La baisse de la natalité inquiète l'industrie sud-coréenne du jeu vidéo
Le taux de fécondité en Corée n'a jamais été aussi faible. Quelles conséquences pour l'industrie locale du jeu, qui s'adresse un public plutôt jeune ? Les studios coréens lorgnent vers de nouveaux marchés plus dynamiques (et féconds) comme l'Inde.
Fin février dernier en Corée du Sud, le bureau du recensement local actait une tendance qu’on connait depuis longtemps : le taux de natalité baisse inexorablement au Pays du matin calme, pour atteindre un taux de fécondité de 0,72 en 2023, « le pire score depuis l’établissement des statistiques en la matière en 1970 », faisant de la Corée le seul État de l’OCDE à avoir un taux de fécondité inférieur à 1. Très concrètement, 230 000 naissances ont été enregistrées en Corée en 2023, quand le pays dénombrait 300 000 nouveau-nés en 2017. En d’autres termes, la population coréenne compte de moins en moins de jeunes et vieillit rapidement.

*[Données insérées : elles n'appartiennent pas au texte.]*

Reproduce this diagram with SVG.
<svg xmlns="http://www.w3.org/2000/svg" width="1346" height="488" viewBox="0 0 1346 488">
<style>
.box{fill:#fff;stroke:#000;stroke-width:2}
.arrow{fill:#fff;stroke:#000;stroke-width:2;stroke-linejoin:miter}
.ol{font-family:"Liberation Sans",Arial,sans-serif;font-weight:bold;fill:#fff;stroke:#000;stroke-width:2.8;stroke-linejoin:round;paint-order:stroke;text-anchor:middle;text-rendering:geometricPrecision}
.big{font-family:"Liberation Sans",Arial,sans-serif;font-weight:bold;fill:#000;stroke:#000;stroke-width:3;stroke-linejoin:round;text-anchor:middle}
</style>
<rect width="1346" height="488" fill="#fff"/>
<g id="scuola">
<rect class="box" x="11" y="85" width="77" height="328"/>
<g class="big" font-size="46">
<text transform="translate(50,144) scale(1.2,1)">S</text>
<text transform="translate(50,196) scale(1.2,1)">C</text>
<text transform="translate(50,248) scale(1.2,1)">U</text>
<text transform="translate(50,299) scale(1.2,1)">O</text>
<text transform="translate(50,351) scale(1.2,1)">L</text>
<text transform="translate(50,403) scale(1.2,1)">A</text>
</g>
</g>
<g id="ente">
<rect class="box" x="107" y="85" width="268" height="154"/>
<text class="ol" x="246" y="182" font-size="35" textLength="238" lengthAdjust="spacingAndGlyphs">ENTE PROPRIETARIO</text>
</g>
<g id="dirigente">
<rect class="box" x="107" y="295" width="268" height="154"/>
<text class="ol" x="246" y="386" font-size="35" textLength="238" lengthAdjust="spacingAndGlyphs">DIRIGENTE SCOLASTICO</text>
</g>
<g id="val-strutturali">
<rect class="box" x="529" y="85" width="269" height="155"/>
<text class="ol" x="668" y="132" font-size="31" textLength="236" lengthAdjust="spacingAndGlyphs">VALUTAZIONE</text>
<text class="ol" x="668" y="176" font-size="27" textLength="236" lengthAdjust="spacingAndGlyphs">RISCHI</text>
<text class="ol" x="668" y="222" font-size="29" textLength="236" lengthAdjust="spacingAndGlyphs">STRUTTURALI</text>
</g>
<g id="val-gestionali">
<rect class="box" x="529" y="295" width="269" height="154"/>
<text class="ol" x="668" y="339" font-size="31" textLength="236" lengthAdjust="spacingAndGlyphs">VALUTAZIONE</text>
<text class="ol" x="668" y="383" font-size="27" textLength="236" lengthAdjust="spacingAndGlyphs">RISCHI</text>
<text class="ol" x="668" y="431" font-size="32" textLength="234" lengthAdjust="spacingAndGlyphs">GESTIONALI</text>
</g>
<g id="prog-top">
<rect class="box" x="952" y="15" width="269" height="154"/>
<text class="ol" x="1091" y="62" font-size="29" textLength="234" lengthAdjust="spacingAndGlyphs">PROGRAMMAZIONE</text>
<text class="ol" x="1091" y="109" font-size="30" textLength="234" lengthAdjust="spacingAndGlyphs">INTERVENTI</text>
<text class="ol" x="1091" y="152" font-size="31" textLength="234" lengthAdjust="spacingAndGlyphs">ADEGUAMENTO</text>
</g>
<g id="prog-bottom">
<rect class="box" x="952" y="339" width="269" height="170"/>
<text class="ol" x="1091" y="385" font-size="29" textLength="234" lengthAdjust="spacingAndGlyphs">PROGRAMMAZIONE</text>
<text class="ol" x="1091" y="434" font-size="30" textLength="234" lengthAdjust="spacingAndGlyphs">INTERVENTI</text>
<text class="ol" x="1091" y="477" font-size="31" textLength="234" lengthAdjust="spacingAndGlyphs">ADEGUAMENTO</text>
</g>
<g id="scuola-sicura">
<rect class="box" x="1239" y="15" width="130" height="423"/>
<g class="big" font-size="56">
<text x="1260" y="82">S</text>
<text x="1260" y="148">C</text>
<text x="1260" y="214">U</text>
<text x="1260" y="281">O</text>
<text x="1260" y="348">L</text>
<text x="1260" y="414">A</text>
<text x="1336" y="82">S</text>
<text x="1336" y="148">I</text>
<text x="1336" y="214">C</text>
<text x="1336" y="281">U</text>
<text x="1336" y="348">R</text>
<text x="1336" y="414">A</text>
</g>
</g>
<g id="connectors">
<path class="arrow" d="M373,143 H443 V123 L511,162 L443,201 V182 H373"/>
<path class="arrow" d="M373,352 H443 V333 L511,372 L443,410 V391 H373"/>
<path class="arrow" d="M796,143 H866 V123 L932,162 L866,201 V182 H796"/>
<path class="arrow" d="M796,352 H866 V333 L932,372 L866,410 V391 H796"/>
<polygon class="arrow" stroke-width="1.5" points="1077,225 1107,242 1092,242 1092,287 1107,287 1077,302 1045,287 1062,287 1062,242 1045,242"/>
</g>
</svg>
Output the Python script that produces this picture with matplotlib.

Quelles perspectives pour l'industrie du jeu dans une Corée vieillissante ?
La question démographique inquiète les autorités locales de longue date – d’autant que les quelque 200 milliards d’euros investis par le gouvernement coréen pour encourager la natalité depuis 2006 « n’ont pas freiné » cette tendance à la baisse (la Corée est aussi le pays au monde où élever un enfant revient le plus cher). Phénomène plus récent, la question démographique commence aussi à inquiéter l’industrie locale du jeu vidéo dans la mesure le secteur est traditionnellement un milieu plutôt jeune, s’adressant à des consommateurs tout aussi jeunes. Qu’elles sont dès lors les perspectives de l’industrie du jeu dans une Corée vieillissante, alors même que l’industrie du jeu est un moteur économique important pour le pays ?
La question était soulevée ce matin dans le cadre de la dernière conférence d’actionnaires de Krafton, en Corée du Sud. Et le patron du groupe, Changhan Kim, indique en effet prendre acte du déclin de la natalité de son pays et des conséquences que ça implique pour son activité – le marché vidéo ludique coréen stagne, mais la corrélation directe entre les deux tendances semble complexe à établir. Toujours est-il que si Changhan Kim se dit « très inquiet en tant que citoyen », il considère néanmoins que sa priorité va à sa société et face au ralentissement du marché coréen, Krafton mise maintenant sur de nouveaux marchés extérieurs plus dynamiques, à commencer par l’Inde (pays le plus peuplé de la planète, ayant récemment devancé la Chine). La licence Battleground y rencontre un solide succès et le studio intègre maintenant des références à la culture indienne dans certains de ses jeux (par exemple dans son jeu mobile Road to Valor: Empires).
Une tendance à l'internationalisation
Et Krafton n’est pas le seul à lorgner hors des frontières coréennes. Pearl Abyss fait de même depuis maintenant quelques années avec sa licence Black Desert (77% de son chiffre d’affaires est réalisé hors de Corée et 56% en Occident). Même tendance chez Nexon, acteur historique du marché asiatique qui réalise déjà plus de 40% de son chiffre d’affaires « à l’étranger ». Avec un certain retard (comme souvent), on constate encore cette même tendance chez NCsoft, qui découvre finalement les « marchés étrangers » après s’être focalisé quasi-exclusivement sur la Corée pendant des années (que ce soit en nouant des partenariats avec des exploitants occidentaux comme Amazon Games pour Throne and Liberty ou en distribuant directement ses jeux plus modestes sur Steam comme prochainement Battle Crush).
Tous adaptent leur production en conséquence et imaginent aujourd’hui des jeux « conçus pour un public international » (et non plus uniquement calibrés pour les joueurs coréens). La tendance démographique pourrait aussi avoir des conséquences sur le format de jeux développés par les studios : chez Krafton, Changhan Kim fait aussi le constat qu’en Occident, le jeu vidéo n’est plus depuis longtemps seulement une affaire de « jeunes » (l’âge moyen des joueurs y est de plus 30 ans) et les jeux sont également pensés en conséquence. En d'autres termes, le jeu vidéo n’est pas encore un « loisir de vieux », mais manifestement, la question démographique n’échappe pas aux acteurs du secteur.